**EXERCISE AIM**
Please print exactly the lines below, from the start of the material up to and including the line with "(receptorBox) at (996.5,510)", but none of the pictures.

### DATASET SECTION

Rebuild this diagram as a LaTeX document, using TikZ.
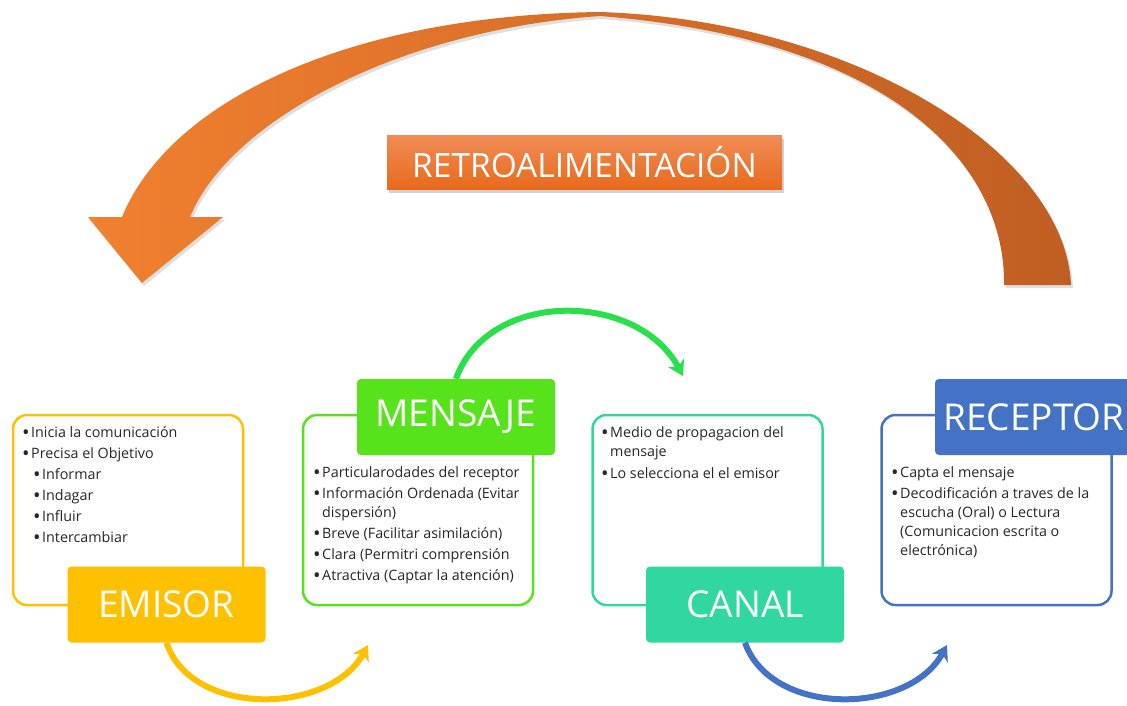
\documentclass[tikz,border=0pt]{standalone}
\usepackage{fontspec}
\setmainfont{Open Sans}
\usetikzlibrary{arrows.meta,positioning,shadows}

\definecolor{emisorc}{HTML}{FFC000}
\definecolor{mensajec}{HTML}{57E31B}
\definecolor{canalc}{HTML}{31D7A1}
\definecolor{receptorc}{HTML}{4472C4}
\definecolor{flechav}{HTML}{27E04C}
\definecolor{retroA}{HTML}{F08C55}
\definecolor{retroB}{HTML}{E8691B}
\definecolor{bigL}{HTML}{F1802F}
\definecolor{bigR}{HTML}{C05E22}

\newcommand{\bl}{\raisebox{-2.3pt}{\scalebox{1.4}{\textbullet}}\hspace{1.5pt}}
\newcommand{\ind}{\phantom{\bl}}

\tikzset{
  caja/.style={draw=#1, line width=2.5pt, rounded corners=14pt, minimum width=230pt, minimum height=190pt, fill=white},
  etiqueta/.style={fill=#1, rounded corners=4pt, minimum width=198pt, minimum height=76pt, text=white, font=\fontsize{37}{40}\selectfont, inner sep=0pt},
  texto/.style={anchor=north west, align=left, inner sep=0pt, text=black!85, font=\fontsize{14.3}{19}\selectfont},
  giro/.style={draw=#1, line width=6pt, -{Stealth[length=15pt,width=18pt]}},
  retro/.style={top color=retroA, bottom color=retroB, minimum width=395pt, minimum height=54pt, inner sep=0pt, text=white, font=\fontsize{33.5}{36}\selectfont, drop shadow={opacity=0.35, shadow xshift=2pt, shadow yshift=-3pt}},
}

\begin{document}
\begin{tikzpicture}[x=1pt, y=-1pt]
\useasboundingbox (0,0) rectangle (1127,705);
\fill[white] (0,0) rectangle (1127,705);

% flecha grande de retroalimentacion
\shade[left color=bigL, right color=bigR, drop shadow={opacity=0.25, shadow xshift=2pt, shadow yshift=-3pt}]
  (1071,285) .. controls (1065,150) and (850,20) .. (600,12)
  .. controls (350,15) and (170,100) .. (122,217)
  -- (88,217) -- (142,283) -- (223,217) -- (190,217)
  .. controls (230,120) and (400,30) .. (600,16)
  .. controls (900,40) and (1006,170) .. (1004,285) -- cycle;

\node[retro] (retro) at (584.5,162.5) {RETROALIMENTACIÓN};

% cajas de descripcion
\node[caja=emisorc] (emisorBox) at (128,510) {};
\node[caja=mensajec] (mensajeBox) at (418,510) {};
\node[caja=canalc] (canalBox) at (707.5,510) {};
\node[caja=receptorc] (receptorBox) at (996.5,510) {};

% etiquetas
\node[etiqueta=emisorc] (emisor) at (166.5,604.5) {EMISOR};
\node[etiqueta=mensajec] (mensaje) at (456,417) {MENSAJE};
\node[etiqueta=canalc] (canal) at (745,604.5) {CANAL};
\node[etiqueta=receptorc] (receptor) at (1034,417) {RECEPTOR};

% textos
\node[texto] (emisorTxt) at (22,426) {\bl Inicia la comunicación\\[2pt]
  \bl Precisa el Objetivo\\[2pt]
  \hspace*{11pt}\bl Informar\\[2pt]
  \hspace*{11pt}\bl Indagar\\[2pt]
  \hspace*{11pt}\bl Influir\\[2pt]
  \hspace*{11pt}\bl Intercambiar};
\node[texto] (mensajeTxt) at (313,466) {\bl Particularodades del receptor\\[2pt]
  \bl Información Ordenada (Evitar\\
  \ind dispersión)\\[2pt]
  \bl Breve (Facilitar asimilación)\\[2pt]
  \bl Clara (Permitri comprensión\\[2pt]
  \bl Atractiva (Captar la atención)};
\node[texto] (canalTxt) at (601,426) {\bl Medio de propagacion del\\
  \ind mensaje\\[3pt]
  \bl Lo selecciona el el emisor};
\node[texto] (receptorTxt) at (891,466) {\bl Capta el mensaje\\[2pt]
  \bl Decodificación a traves de la\\
  \ind escucha (Oral) o Lectura\\
  \ind (Comunicacion escrita o\\
  \ind electrónica)};

% flechas curvas
\coordinate (finAmarillo) at (368,645);
\coordinate (finVerde) at (683,376);
\coordinate (finAzul) at (947,645);
\draw[giro=emisorc] (emisor.south) .. controls +(25,75) and +(-38,70) .. (finAmarillo);
\draw[giro=flechav] (mensaje.north) .. controls +(32,-90) and +(-45,-85) .. (finVerde);
\draw[giro=receptorc] (canal.south) .. controls +(27,75) and +(-38,70) .. (finAzul);
\end{tikzpicture}
\end{document}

######

**RESULT**
Rebuild this diagram as a LaTeX document, using TikZ.
\documentclass[tikz,border=0pt]{standalone}
\usepackage{fontspec}
\setmainfont{Open Sans}
\usetikzlibrary{arrows.meta,positioning,shadows}

\definecolor{emisorc}{HTML}{FFC000}
\definecolor{mensajec}{HTML}{57E31B}
\definecolor{canalc}{HTML}{31D7A1}
\definecolor{receptorc}{HTML}{4472C4}
\definecolor{flechav}{HTML}{27E04C}
\definecolor{retroA}{HTML}{F08C55}
\definecolor{retroB}{HTML}{E8691B}
\definecolor{bigL}{HTML}{F1802F}
\definecolor{bigR}{HTML}{C05E22}

\newcommand{\bl}{\raisebox{-2.3pt}{\scalebox{1.4}{\textbullet}}\hspace{1.5pt}}
\newcommand{\ind}{\phantom{\bl}}

\tikzset{
  caja/.style={draw=#1, line width=2.5pt, rounded corners=14pt, minimum width=230pt, minimum height=190pt, fill=white},
  etiqueta/.style={fill=#1, rounded corners=4pt, minimum width=198pt, minimum height=76pt, text=white, font=\fontsize{37}{40}\selectfont, inner sep=0pt},
  texto/.style={anchor=north west, align=left, inner sep=0pt, text=black!85, font=\fontsize{14.3}{19}\selectfont},
  giro/.style={draw=#1, line width=6pt, -{Stealth[length=15pt,width=18pt]}},
  retro/.style={top color=retroA, bottom color=retroB, minimum width=395pt, minimum height=54pt, inner sep=0pt, text=white, font=\fontsize{33.5}{36}\selectfont, drop shadow={opacity=0.35, shadow xshift=2pt, shadow yshift=-3pt}},
}

\begin{document}
\begin{tikzpicture}[x=1pt, y=-1pt]
\useasboundingbox (0,0) rectangle (1127,705);
\fill[white] (0,0) rectangle (1127,705);

% flecha grande de retroalimentacion
\shade[left color=bigL, right color=bigR, drop shadow={opacity=0.25, shadow xshift=2pt, shadow yshift=-3pt}]
  (1071,285) .. controls (1065,150) and (850,20) .. (600,12)
  .. controls (350,15) and (170,100) .. (122,217)
  -- (88,217) -- (142,283) -- (223,217) -- (190,217)
  .. controls (230,120) and (400,30) .. (600,16)
  .. controls (900,40) and (1006,170) .. (1004,285) -- cycle;

\node[retro] (retro) at (584.5,162.5) {RETROALIMENTACIÓN};

% cajas de descripcion
\node[caja=emisorc] (emisorBox) at (128,510) {};
\node[caja=mensajec] (mensajeBox) at (418,510) {};
\node[caja=canalc] (canalBox) at (707.5,510) {};
\node[caja=receptorc] (receptorBox) at (996.5,510) {};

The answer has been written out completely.